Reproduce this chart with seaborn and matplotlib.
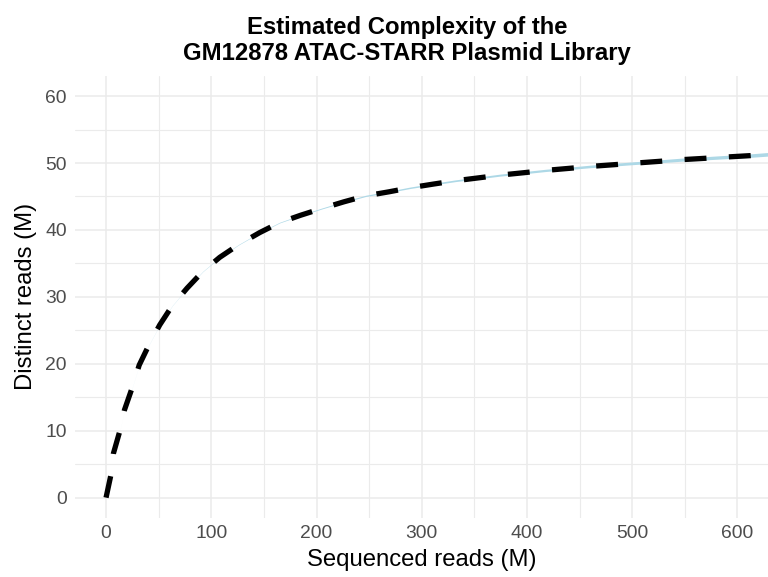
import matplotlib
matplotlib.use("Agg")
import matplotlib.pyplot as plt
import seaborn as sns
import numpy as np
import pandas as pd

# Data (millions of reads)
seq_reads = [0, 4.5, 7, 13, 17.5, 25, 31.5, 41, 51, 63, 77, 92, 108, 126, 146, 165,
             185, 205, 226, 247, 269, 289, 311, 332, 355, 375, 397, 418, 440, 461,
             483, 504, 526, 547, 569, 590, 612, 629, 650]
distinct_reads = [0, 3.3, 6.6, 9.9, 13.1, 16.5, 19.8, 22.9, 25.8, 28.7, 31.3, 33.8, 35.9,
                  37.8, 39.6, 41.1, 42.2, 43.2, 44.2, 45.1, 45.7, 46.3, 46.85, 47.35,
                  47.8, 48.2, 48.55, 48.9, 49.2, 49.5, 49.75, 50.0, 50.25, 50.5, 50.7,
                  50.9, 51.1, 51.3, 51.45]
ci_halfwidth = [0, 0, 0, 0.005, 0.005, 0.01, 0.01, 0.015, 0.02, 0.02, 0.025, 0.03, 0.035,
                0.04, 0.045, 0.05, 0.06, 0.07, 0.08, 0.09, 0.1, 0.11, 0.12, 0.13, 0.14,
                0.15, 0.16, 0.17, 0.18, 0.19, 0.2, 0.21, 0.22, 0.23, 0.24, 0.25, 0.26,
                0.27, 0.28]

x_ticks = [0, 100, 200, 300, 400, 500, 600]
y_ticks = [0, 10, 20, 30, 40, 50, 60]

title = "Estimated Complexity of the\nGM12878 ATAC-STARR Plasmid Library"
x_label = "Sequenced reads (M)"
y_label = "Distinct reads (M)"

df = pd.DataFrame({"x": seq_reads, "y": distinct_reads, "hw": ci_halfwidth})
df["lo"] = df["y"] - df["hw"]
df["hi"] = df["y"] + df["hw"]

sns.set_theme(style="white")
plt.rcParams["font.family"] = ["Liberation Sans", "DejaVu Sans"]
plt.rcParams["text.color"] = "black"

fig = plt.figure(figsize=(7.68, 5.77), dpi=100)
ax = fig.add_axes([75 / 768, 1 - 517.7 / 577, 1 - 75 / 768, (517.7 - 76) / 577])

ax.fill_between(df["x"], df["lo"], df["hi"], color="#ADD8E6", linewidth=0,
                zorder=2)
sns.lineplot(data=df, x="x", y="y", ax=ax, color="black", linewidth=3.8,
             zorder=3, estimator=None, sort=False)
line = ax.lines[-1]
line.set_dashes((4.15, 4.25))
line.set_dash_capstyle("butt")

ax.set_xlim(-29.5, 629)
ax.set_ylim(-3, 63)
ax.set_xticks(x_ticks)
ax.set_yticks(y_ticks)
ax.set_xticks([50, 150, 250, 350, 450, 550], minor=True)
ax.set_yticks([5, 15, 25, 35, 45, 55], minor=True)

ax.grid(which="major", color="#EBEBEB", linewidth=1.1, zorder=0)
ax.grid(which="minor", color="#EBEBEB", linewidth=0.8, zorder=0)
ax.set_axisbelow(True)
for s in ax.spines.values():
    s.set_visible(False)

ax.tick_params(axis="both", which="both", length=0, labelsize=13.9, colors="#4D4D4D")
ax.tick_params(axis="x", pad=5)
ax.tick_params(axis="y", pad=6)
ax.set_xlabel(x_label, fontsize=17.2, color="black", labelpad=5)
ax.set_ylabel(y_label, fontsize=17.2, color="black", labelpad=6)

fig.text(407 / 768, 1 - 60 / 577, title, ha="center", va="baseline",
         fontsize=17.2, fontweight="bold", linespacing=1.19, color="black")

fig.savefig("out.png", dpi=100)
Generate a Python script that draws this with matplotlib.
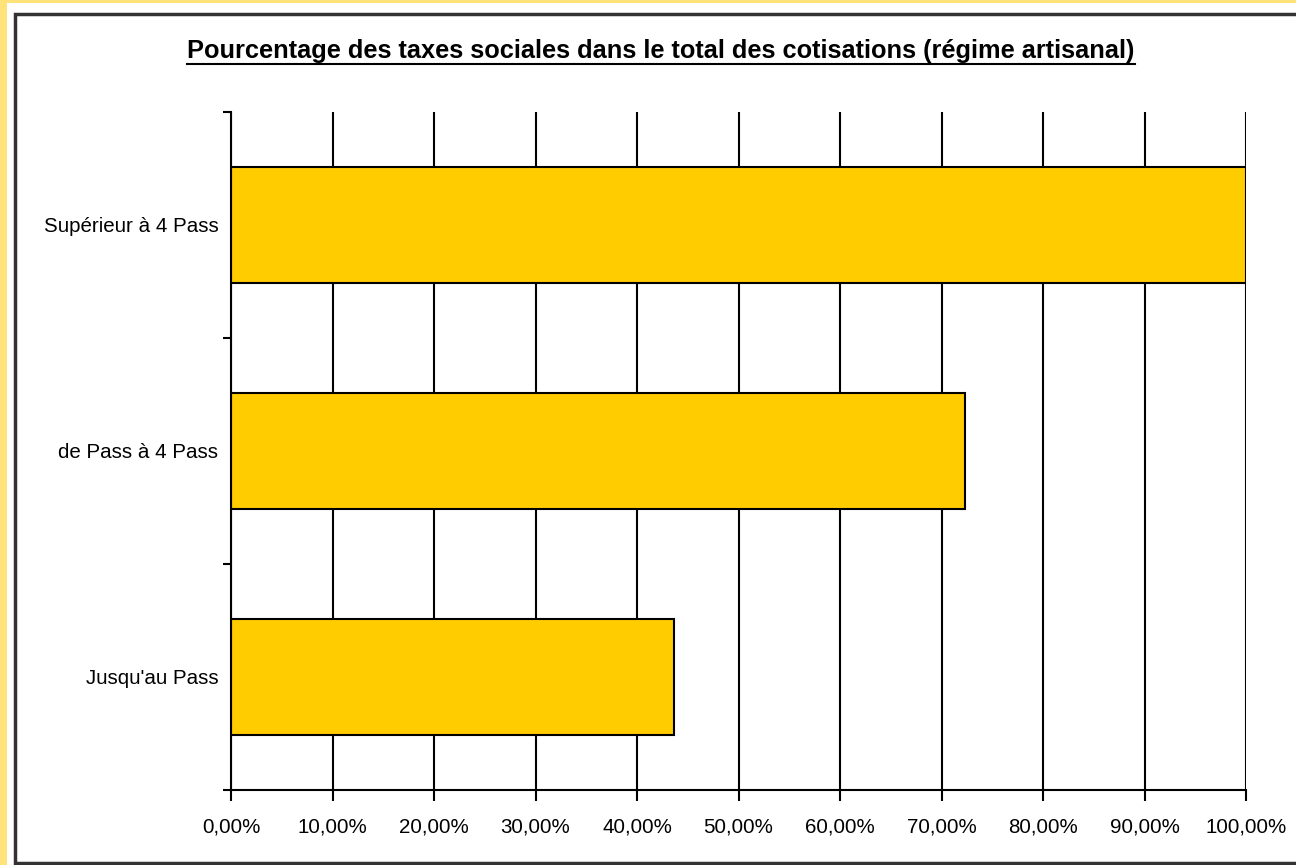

> **Task**
None of the pictures should appear; repeat the records exactly otherwise.

> **Solution below**
Reproduce this chart with seaborn and matplotlib.
import matplotlib
matplotlib.use("Agg")
import matplotlib.pyplot as plt
import seaborn as sns
import numpy as np
import pandas as pd

# Data (millions of reads)
seq_reads = [0, 4.5, 7, 13, 17.5, 25, 31.5, 41, 51, 63, 77, 92, 108, 126, 146, 165,
             185, 205, 226, 247, 269, 289, 311, 332, 355, 375, 397, 418, 440, 461,
             483, 504, 526, 547, 569, 590, 612, 629, 650]
distinct_reads = [0, 3.3, 6.6, 9.9, 13.1, 16.5, 19.8, 22.9, 25.8, 28.7, 31.3, 33.8, 35.9,
                  37.8, 39.6, 41.1, 42.2, 43.2, 44.2, 45.1, 45.7, 46.3, 46.85, 47.35,
                  47.8, 48.2, 48.55, 48.9, 49.2, 49.5, 49.75, 50.0, 50.25, 50.5, 50.7,
                  50.9, 51.1, 51.3, 51.45]
ci_halfwidth = [0, 0, 0, 0.005, 0.005, 0.01, 0.01, 0.015, 0.02, 0.02, 0.025, 0.03, 0.035,
                0.04, 0.045, 0.05, 0.06, 0.07, 0.08, 0.09, 0.1, 0.11, 0.12, 0.13, 0.14,
                0.15, 0.16, 0.17, 0.18, 0.19, 0.2, 0.21, 0.22, 0.23, 0.24, 0.25, 0.26,
                0.27, 0.28]

x_ticks = [0, 100, 200, 300, 400, 500, 600]
y_ticks = [0, 10, 20, 30, 40, 50, 60]

title = "Estimated Complexity of the\nGM12878 ATAC-STARR Plasmid Library"
x_label = "Sequenced reads (M)"
y_label = "Distinct reads (M)"

df = pd.DataFrame({"x": seq_reads, "y": distinct_reads, "hw": ci_halfwidth})
df["lo"] = df["y"] - df["hw"]
df["hi"] = df["y"] + df["hw"]

sns.set_theme(style="white")
plt.rcParams["font.family"] = ["Liberation Sans", "DejaVu Sans"]
plt.rcParams["text.color"] = "black"

fig = plt.figure(figsize=(7.68, 5.77), dpi=100)
ax = fig.add_axes([75 / 768, 1 - 517.7 / 577, 1 - 75 / 768, (517.7 - 76) / 577])

ax.fill_between(df["x"], df["lo"], df["hi"], color="#ADD8E6", linewidth=0,
                zorder=2)
sns.lineplot(data=df, x="x", y="y", ax=ax, color="black", linewidth=3.8,
             zorder=3, estimator=None, sort=False)
line = ax.lines[-1]
line.set_dashes((4.15, 4.25))
line.set_dash_capstyle("butt")

ax.set_xlim(-29.5, 629)
ax.set_ylim(-3, 63)
ax.set_xticks(x_ticks)
ax.set_yticks(y_ticks)
ax.set_xticks([50, 150, 250, 350, 450, 550], minor=True)
ax.set_yticks([5, 15, 25, 35, 45, 55], minor=True)

ax.grid(which="major", color="#EBEBEB", linewidth=1.1, zorder=0)
ax.grid(which="minor", color="#EBEBEB", linewidth=0.8, zorder=0)
ax.set_axisbelow(True)
for s in ax.spines.values():
    s.set_visible(False)

ax.tick_params(axis="both", which="both", length=0, labelsize=13.9, colors="#4D4D4D")
ax.tick_params(axis="x", pad=5)
ax.tick_params(axis="y", pad=6)
ax.set_xlabel(x_label, fontsize=17.2, color="black", labelpad=5)
ax.set_ylabel(y_label, fontsize=17.2, color="black", labelpad=6)

fig.text(407 / 768, 1 - 60 / 577, title, ha="center", va="baseline",
         fontsize=17.2, fontweight="bold", linespacing=1.19, color="black")

fig.savefig("out.png", dpi=100)
Generate a Python script that draws this with matplotlib.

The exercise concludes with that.